Tesla puts Autosteer behind $99 monthly FSD subscription in U.S. and Canada
Tesla removes Autosteer and some lane-change features from standard cars, shifting them to a $99/month FSD subscription and altering what comes with new deliveries.

Tesla is removing the Autosteer highway driver-assistance function and certain lane-change capabilities from the standard package on new cars sold in the U.S. and Canada, shifting those features onto a $99-per-month Full Self-Driving (FSD) subscription, company configurator updates and reporting published Jan. 25 show. The change marks a notable redefinition of which safety-adjacent technologies come as standard equipment and which are now a recurring purchase.
Autosteer has been a headline feature of Tesla’s driver-assist suite, helping with lane-centering and highway speed control. Under the configurator changes, buyers who do not opt into the FSD subscription will no longer receive Autosteer and some automated lane-change functions by default. Company listings on Jan. 25 further show new buyers will still receive Traffic Aware. The move converts a feature that many drivers long expected as part of the baseline driving experience into a paid service.
At $99 per month, the subscription costs an owner $1,188 a year, a material ongoing expense for consumers who want to retain the same highway assist behavior that was previously included. For buyers weighing one-time purchase of FSD hardware or software against monthly access, Tesla’s pivot increases the calculus around ownership costs, resale values and the perceived openness of advanced driver aids.
The change also sharpens Tesla’s ongoing business shift toward recurring revenue. Subscriptions smooth aftermarket income streams in a way that one-time software sales do not, and this step follows a broader industry trend in which automakers monetize software features post-sale.
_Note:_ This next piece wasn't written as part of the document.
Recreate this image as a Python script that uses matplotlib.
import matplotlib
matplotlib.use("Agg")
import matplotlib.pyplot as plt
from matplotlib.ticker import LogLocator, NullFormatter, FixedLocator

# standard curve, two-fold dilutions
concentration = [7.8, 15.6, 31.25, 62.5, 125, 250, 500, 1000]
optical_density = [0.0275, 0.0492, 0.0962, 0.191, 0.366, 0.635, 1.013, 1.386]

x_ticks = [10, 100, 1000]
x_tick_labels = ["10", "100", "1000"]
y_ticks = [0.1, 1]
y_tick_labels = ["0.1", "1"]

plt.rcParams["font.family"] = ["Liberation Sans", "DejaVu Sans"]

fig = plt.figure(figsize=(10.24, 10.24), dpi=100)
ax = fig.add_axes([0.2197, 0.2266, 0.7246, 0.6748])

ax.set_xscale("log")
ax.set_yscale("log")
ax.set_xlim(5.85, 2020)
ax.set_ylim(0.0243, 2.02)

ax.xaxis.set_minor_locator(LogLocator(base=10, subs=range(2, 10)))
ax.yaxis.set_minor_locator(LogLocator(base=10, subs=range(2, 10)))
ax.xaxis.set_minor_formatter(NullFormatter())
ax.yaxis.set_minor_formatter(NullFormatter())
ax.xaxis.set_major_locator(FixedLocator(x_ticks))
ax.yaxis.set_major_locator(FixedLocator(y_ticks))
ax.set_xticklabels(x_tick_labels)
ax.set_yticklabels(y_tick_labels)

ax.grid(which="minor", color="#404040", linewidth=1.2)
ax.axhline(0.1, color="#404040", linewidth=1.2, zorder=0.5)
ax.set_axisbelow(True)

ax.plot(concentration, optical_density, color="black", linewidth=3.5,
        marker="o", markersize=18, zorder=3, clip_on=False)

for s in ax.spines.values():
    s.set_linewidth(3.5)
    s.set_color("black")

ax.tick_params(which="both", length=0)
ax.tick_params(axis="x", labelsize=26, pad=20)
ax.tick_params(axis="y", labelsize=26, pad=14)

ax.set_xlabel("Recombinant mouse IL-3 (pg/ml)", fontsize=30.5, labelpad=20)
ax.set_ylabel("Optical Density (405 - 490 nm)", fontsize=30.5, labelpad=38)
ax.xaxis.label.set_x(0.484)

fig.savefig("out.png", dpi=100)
For Tesla, which has consistently pushed software and over-the-air updates as core differentiators, the move monetizes functionality already integrated into vehicle systems and calibrated to the automaker’s camera and sensor stack.
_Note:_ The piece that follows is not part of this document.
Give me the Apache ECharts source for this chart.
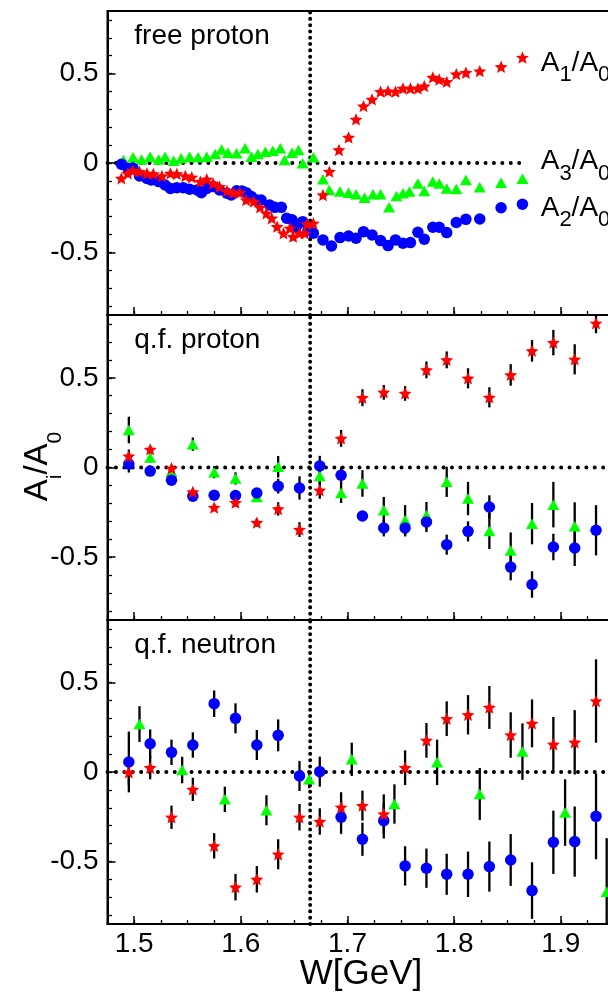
<!DOCTYPE html>
<html>
<head>
<meta charset="utf-8">
<script src="https://cdn.jsdelivr.net/npm/echarts@6/dist/echarts.min.js"></script>
<style>html,body{margin:0;padding:0;background:#fff}#c{width:608px;height:993px}</style>
</head>
<body>
<div id="c"></div>
<script>
// ---------- axis ticks / labels ----------
const xMajorTicks = [1.5, 1.6, 1.7, 1.8, 1.9, 2.0];
const xTickLabels = [1.5, 1.6, 1.7, 1.8, 1.9];
const xMinorTicks = [1.475, 1.5, 1.525, 1.55, 1.575, 1.6, 1.625, 1.65, 1.675, 1.7, 1.725, 1.75, 1.775, 1.8, 1.825, 1.85, 1.875, 1.9, 1.925, 1.95, 1.975, 2.0];
const yMajorTicks = [-0.5, 0, 0.5];
const yTickLabels = [-0.5, 0, 0.5];
const yMinorTicks = [-0.8, -0.7, -0.6, -0.5, -0.4, -0.3, -0.2, -0.1, 0, 0.1, 0.2, 0.3, 0.4, 0.5, 0.6, 0.7, 0.8];
const panelTitles = ['free proton', 'q.f. proton', 'q.f. neutron'];
const thresholdW = 1.665;
const zeroLineFreeW = [1.475, 1.866];
const zeroLineFullW = [1.475, 2.0];

// ---------- free proton ----------
const fpA1W = [1.488,1.494,1.499,1.505,1.512,1.518,1.526,1.534,1.540,1.548,1.554,1.562,1.568,1.574,1.580,1.587,1.593,1.599,1.605,1.612,1.618,1.624,1.629,1.634,1.640,1.646,1.649,1.655,1.660,1.662,1.668,1.677,1.683,1.692,1.701,1.708,1.715,1.723,1.731,1.738,1.745,1.752,1.759,1.766,1.772,1.780,1.786,1.793,1.802,1.811,1.824,1.844,1.864];
const fpA1 = [-0.086,-0.058,-0.043,-0.048,-0.058,-0.061,-0.073,-0.058,-0.061,-0.073,-0.080,-0.104,-0.091,-0.114,-0.132,-0.155,-0.166,-0.166,-0.207,-0.216,-0.248,-0.281,-0.309,-0.356,-0.393,-0.365,-0.412,-0.393,-0.393,-0.341,-0.337,-0.179,-0.048,0.073,0.143,0.244,0.318,0.356,0.399,0.402,0.399,0.417,0.417,0.417,0.430,0.479,0.467,0.454,0.497,0.505,0.514,0.538,0.590];
const fpA2W = [1.488,1.494,1.499,1.505,1.512,1.516,1.523,1.529,1.534,1.540,1.546,1.552,1.559,1.563,1.568,1.574,1.580,1.587,1.591,1.596,1.601,1.605,1.610,1.615,1.619,1.627,1.632,1.638,1.643,1.648,1.652,1.658,1.663,1.668,1.677,1.685,1.693,1.701,1.708,1.715,1.723,1.731,1.738,1.745,1.752,1.759,1.766,1.772,1.780,1.786,1.793,1.802,1.811,1.824,1.844,1.864];
const fpA2 = [-0.007,-0.030,-0.030,-0.073,-0.086,-0.095,-0.104,-0.123,-0.142,-0.138,-0.138,-0.147,-0.151,-0.166,-0.142,-0.132,-0.151,-0.169,-0.179,-0.155,-0.156,-0.166,-0.188,-0.207,-0.207,-0.235,-0.248,-0.248,-0.309,-0.318,-0.356,-0.328,-0.374,-0.393,-0.430,-0.464,-0.417,-0.408,-0.421,-0.384,-0.402,-0.434,-0.462,-0.430,-0.449,-0.445,-0.387,-0.426,-0.359,-0.359,-0.389,-0.333,-0.315,-0.313,-0.250,-0.231];
const fpA3W = [1.490,1.499,1.507,1.515,1.523,1.529,1.537,1.544,1.552,1.560,1.568,1.576,1.582,1.588,1.596,1.604,1.610,1.616,1.623,1.630,1.637,1.641,1.648,1.654,1.658,1.668,1.677,1.683,1.693,1.701,1.708,1.716,1.724,1.731,1.739,1.746,1.752,1.758,1.766,1.772,1.780,1.786,1.793,1.802,1.811,1.824,1.844,1.864];
const fpA3 = [0.017,0.032,0.020,0.035,0.020,0.035,0.013,0.026,0.035,0.032,0.035,0.050,0.076,0.058,0.054,0.082,0.035,0.050,0.063,0.069,0.082,0.017,0.058,0.073,-0.002,0.032,-0.091,-0.151,-0.160,-0.166,-0.175,-0.194,-0.175,-0.175,-0.248,-0.184,-0.169,-0.160,-0.114,-0.156,-0.104,-0.114,-0.142,-0.145,-0.095,-0.136,-0.110,-0.088];

// ---------- quasi-free (shared W bins) ----------
const qfW = [1.495,1.515,1.535,1.555,1.575,1.595,1.615,1.635,1.655,1.674,1.694,1.714,1.734,1.754,1.774,1.793,1.813,1.833,1.853,1.873,1.893,1.913,1.933];

// q.f. proton
const qfpA1 = [0.063,0.101,-0.004,-0.136,-0.223,-0.196,-0.307,-0.231,-0.346,-0.127,0.162,0.389,0.419,0.413,0.544,0.600,0.497,0.391,0.516,0.650,0.696,0.603,0.804];
const qfpA1Err = [0.037,0.019,0.019,0.015,0.019,0.022,0.022,0.037,0.041,0.047,0.047,0.047,0.041,0.041,0.047,0.047,0.056,0.056,0.060,0.060,0.071,0.084,0.056];
const qfpA2 = [0.019,-0.020,-0.071,-0.160,-0.155,-0.156,-0.142,-0.104,-0.114,0.009,-0.043,-0.270,-0.337,-0.337,-0.304,-0.430,-0.356,-0.220,-0.555,-0.652,-0.443,-0.449,-0.350];
const qfpA2Err = [0.047,0.019,0.019,0.015,0.019,0.019,0.022,0.041,0.065,0.056,0.047,0.022,0.047,0.047,0.056,0.056,0.056,0.065,0.074,0.074,0.074,0.100,0.140];
const qfpA3 = [0.209,0.056,-0.024,0.130,-0.026,-0.061,-0.164,0.004,null,-0.047,-0.142,-0.089,-0.238,-0.294,-0.266,-0.080,-0.173,-0.354,-0.462,-0.313,-0.207,-0.328,null];
const qfpA3Err = [0.074,0.028,0.019,0.037,0.034,0.034,0.019,0.060,null,0.047,0.056,0.074,0.074,0.084,0.074,0.084,0.093,0.100,0.100,0.115,0.127,0.134,null];

// q.f. neutron
const qfnA1 = [-0.002,0.024,-0.253,-0.097,-0.413,-0.644,-0.600,-0.460,-0.253,-0.277,-0.197,-0.188,-0.235,0.024,0.177,0.298,0.320,0.361,0.207,0.272,0.155,0.166,0.397];
const qfnA1Err = [0.070,0.065,0.065,0.065,0.071,0.074,0.074,0.084,0.074,0.074,0.084,0.084,0.110,0.097,0.097,0.097,0.110,0.120,0.127,0.134,0.153,0.180,0.233];
const qfnA2 = [0.056,0.158,0.110,0.151,0.382,0.300,0.151,0.205,-0.022,0.002,-0.253,-0.376,-0.272,-0.525,-0.538,-0.572,-0.572,-0.529,-0.492,-0.663,-0.393,-0.389,-0.248];
const qfnA2Err = [0.170,0.080,0.071,0.071,0.074,0.084,0.084,0.089,0.084,0.084,0.093,0.093,0.100,0.110,0.110,0.115,0.127,0.140,0.145,0.158,0.177,0.196,0.240];
const qfnA3W = [1.505,1.545,1.585,1.624,1.664,1.704,1.744,1.784,1.824,1.864,1.904,1.943];
const qfnA3 = [0.268,0.011,-0.153,-0.214,-0.041,0.071,-0.179,0.054,-0.123,0.114,-0.227,-0.670];
const qfnA3Err = [0.100,0.074,0.071,0.084,0.050,0.093,0.110,0.127,0.145,0.158,0.186,0.300];

// ---------- helpers ----------
const FONT = "'Liberation Sans', Arial, Helvetica, sans-serif";
const RED = '#ff0000', GREEN = '#00ff00', BLUE = '#0000ff';
const STAR = 'path://M0,-100 L26.4,-36.4 L95.1,-30.9 L42.8,13.9 L58.8,80.9 L0,45 L-58.8,80.9 L-42.8,13.9 L-95.1,-30.9 L-26.4,-36.4 Z';

function pts(W, V) {
  const out = [];
  for (let k = 0; k < W.length; k++) if (V[k] != null) out.push([W[k], V[k]]);
  return out;
}
function bars(W, V, E) {
  const out = [];
  for (let k = 0; k < W.length; k++) if (V[k] != null && E[k] != null) out.push([W[k], V[k] - E[k], V[k] + E[k]]);
  return out;
}
function errRender(params, api) {
  const x = api.value(0), lo = api.value(1), hi = api.value(2);
  const p1 = api.coord([x, lo]), p2 = api.coord([x, hi]);
  return { type: 'line', shape: { x1: p1[0], y1: p1[1], x2: p2[0], y2: p2[1] },
           style: { stroke: '#000', lineWidth: 2.3 } };
}

const gridDefs = [
  { top: 11, height: 304 },
  { top: 315, height: 305 },
  { top: 620, height: 304 }
];
const grid = gridDefs.map(g => ({
  left: 107.5, width: 560, top: g.top, height: g.height,
  show: true, borderColor: '#000', borderWidth: 2, backgroundColor: 'transparent',
  containLabel: false, outerBoundsMode: 'none'
}));

const xAxis = [], yAxis = [];
for (let i = 0; i < 3; i++) {
  xAxis.push({
    type: 'value', gridIndex: i, min: 1.475, max: 2.0, position: 'bottom',
    axisLine: { show: true, onZero: false, lineStyle: { color: '#000', width: 2 } },
    axisTick: { show: true, inside: true, length: 8, lineStyle: { color: '#000', width: 1.5 }, customValues: xMajorTicks },
    axisLabel: { show: i === 2, customValues: xTickLabels, color: '#000', fontFamily: FONT, fontSize: 28, margin: 6,
                 formatter: v => String(Math.round(v * 10) / 10) },
    splitLine: { show: false }
  });
  yAxis.push({
    type: 'value', gridIndex: i, min: -0.85, max: 0.85, position: 'left',
    axisLine: { show: true, onZero: false, lineStyle: { color: '#000', width: 2 } },
    axisTick: { show: true, inside: true, length: 8, lineStyle: { color: '#000', width: 1.5 }, customValues: yMajorTicks },
    axisLabel: { show: true, customValues: yTickLabels, color: '#000', fontFamily: FONT, fontSize: 28, margin: 9,
                 formatter: v => String(Math.round(v * 10) / 10) },
    splitLine: { show: false }
  });
}
for (let i = 0; i < 3; i++) {
  xAxis.push({
    type: 'value', gridIndex: i, min: 1.475, max: 2.0, position: 'bottom',
    axisLine: { show: false, onZero: false },
    axisTick: { show: true, inside: true, length: 4, lineStyle: { color: '#000', width: 1.3 }, customValues: xMinorTicks },
    axisLabel: { show: false }, splitLine: { show: false }
  });
  yAxis.push({
    type: 'value', gridIndex: i, min: -0.85, max: 0.85, position: 'left',
    axisLine: { show: false, onZero: false },
    axisTick: { show: true, inside: true, length: 4.5, lineStyle: { color: '#000', width: 1.3 }, customValues: yMinorTicks },
    axisLabel: { show: false }, splitLine: { show: false }
  });
}

const series = [];
function dotted(i, data, dash) {
  series.push({
    type: 'line', xAxisIndex: i, yAxisIndex: i, data, symbol: 'none', silent: true, z: 1,
    lineStyle: { color: '#000', width: 3.9, type: dash, cap: 'round' }, animation: false
  });
}
function scatter(i, data, symbol, size, color, z) {
  series.push({
    type: 'scatter', xAxisIndex: i, yAxisIndex: i, data, symbol, symbolSize: size, symbolKeepAspect: true,
    itemStyle: { color, opacity: 1 }, z, silent: true, clip: true, animation: false
  });
}
function errs(i, data) {
  series.push({
    type: 'custom', xAxisIndex: i, yAxisIndex: i, data, renderItem: errRender, z: 2, silent: true, clip: true,
    encode: { x: 0, y: [1, 2] }, animation: false
  });
}

// panel 0: free proton
dotted(0, zeroLineFreeW.map(w => [w, 0]), [0.1, 8.3]);
dotted(0, [[thresholdW, -0.85], [thresholdW, 0.85]], [0.1, 6.2]);
scatter(0, pts(fpA3W, fpA3), 'triangle', [12, 10.5], GREEN, 3);
scatter(0, pts(fpA2W, fpA2), 'circle', 11.5, BLUE, 4);
scatter(0, pts(fpA1W, fpA1), STAR, 13, RED, 5);

// panel 1: q.f. proton
dotted(1, zeroLineFullW.map(w => [w, 0]), [0.1, 8.3]);
dotted(1, [[thresholdW, -0.85], [thresholdW, 0.85]], [0.1, 6.2]);
errs(1, bars(qfW, qfpA3, qfpA3Err));
errs(1, bars(qfW, qfpA2, qfpA2Err));
errs(1, bars(qfW, qfpA1, qfpA1Err));
scatter(1, pts(qfW, qfpA3), 'triangle', [12, 10.5], GREEN, 3);
scatter(1, pts(qfW, qfpA2), 'circle', 11.5, BLUE, 4);
scatter(1, pts(qfW, qfpA1), STAR, 13, RED, 5);

// panel 2: q.f. neutron
dotted(2, zeroLineFullW.map(w => [w, 0]), [0.1, 8.3]);
dotted(2, [[thresholdW, -0.85], [thresholdW, 0.85]], [0.1, 6.2]);
errs(2, bars(qfnA3W, qfnA3, qfnA3Err));
errs(2, bars(qfW, qfnA2, qfnA2Err));
errs(2, bars(qfW, qfnA1, qfnA1Err));
scatter(2, pts(qfnA3W, qfnA3), 'triangle', [12, 10.5], GREEN, 3);
scatter(2, pts(qfW, qfnA2), 'circle', 11.5, BLUE, 4);
scatter(2, pts(qfW, qfnA1), STAR, 13, RED, 5);

function legendText(sub, x, y) {
  return {
    type: 'text', x, y, z: 10, silent: true,
    style: {
      text: '{a|A}{s|' + sub + '}{a|/A}{s|0}', align: 'left', verticalAlign: 'top',
      rich: {
        a: { fontSize: 28, lineHeight: 28, verticalAlign: 'top', fontFamily: FONT, fill: '#000' },
        s: { fontSize: 22, lineHeight: 37, verticalAlign: 'bottom', fontFamily: FONT, fill: '#000' }
      }
    }
  };
}

const graphic = [
  { type: 'text', x: 134.3, y: 36.7, z: 10, silent: true,
    style: { text: panelTitles[0], fontSize: 28, fontFamily: FONT, fill: '#000', align: 'left', verticalAlign: 'middle' } },
  { type: 'text', x: 134.3, y: 340.7, z: 10, silent: true,
    style: { text: panelTitles[1], fontSize: 28, fontFamily: FONT, fill: '#000', align: 'left', verticalAlign: 'middle' } },
  { type: 'text', x: 134.3, y: 645.7, z: 10, silent: true,
    style: { text: panelTitles[2], fontSize: 28, fontFamily: FONT, fill: '#000', align: 'left', verticalAlign: 'middle' } },
  legendText('1', 540.7, 49.3),
  legendText('3', 540.7, 147.7),
  legendText('2', 540.7, 194.3),
  { type: 'text', x: 361, y: 974.5, z: 10, silent: true,
    style: { text: 'W[GeV]', fontSize: 35, fontFamily: FONT, fill: '#000', align: 'center', verticalAlign: 'middle' } },
  { type: 'text', x: 21, y: 466.5, rotation: Math.PI / 2, z: 10, silent: true,
    style: {
      text: '{a|A}{s|i}{a|/A}{s|0}', align: 'center', verticalAlign: 'top',
      rich: {
        a: { fontSize: 33, lineHeight: 33, verticalAlign: 'top', fontFamily: FONT, fill: '#000' },
        s: { fontSize: 21, lineHeight: 45, verticalAlign: 'bottom', fontFamily: FONT, fill: '#000' }
      }
    } }
];

const chart = echarts.init(document.getElementById('c'), null, { renderer: 'canvas' });
chart.setOption({
  backgroundColor: '#ffffff',
  animation: false,
  grid, xAxis, yAxis, series, graphic
});
</script>
</body>
</html>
Regulatory and safety implications are immediate. U.S. and Canadian authorities and consumer safety advocates have previously scrutinized how companies describe driver-assist systems and the degree of human attention those systems require. Removing Autosteer from the standard package could prompt fresh questions about access to features that reduce driver workload on highways and about whether shifting them behind a paywall affects road safety or equity. Insurers and fleet operators, who factor driver-assist capabilities into risk models, will likely reassess premiums and procurement decisions.
For consumers, the change may force a choice between paying monthly for convenience or relying on more basic assistive features. It could also influence the used-car market as the default safety equipment of newly sold vehicles changes. Dealers and independent resellers will need to be explicit about what software subscriptions accompany a sale.
Tesla’s latest configurator update shifts the boundary between built-in vehicle function and paid service, and the full effects will play out as buyers decide whether to subscribe, regulators examine the change, and competitors react. For prospective owners sitting at the point of sale, the new line between standard and paid assistance is already clear: some of the most visible highway aids now come with a subscription price.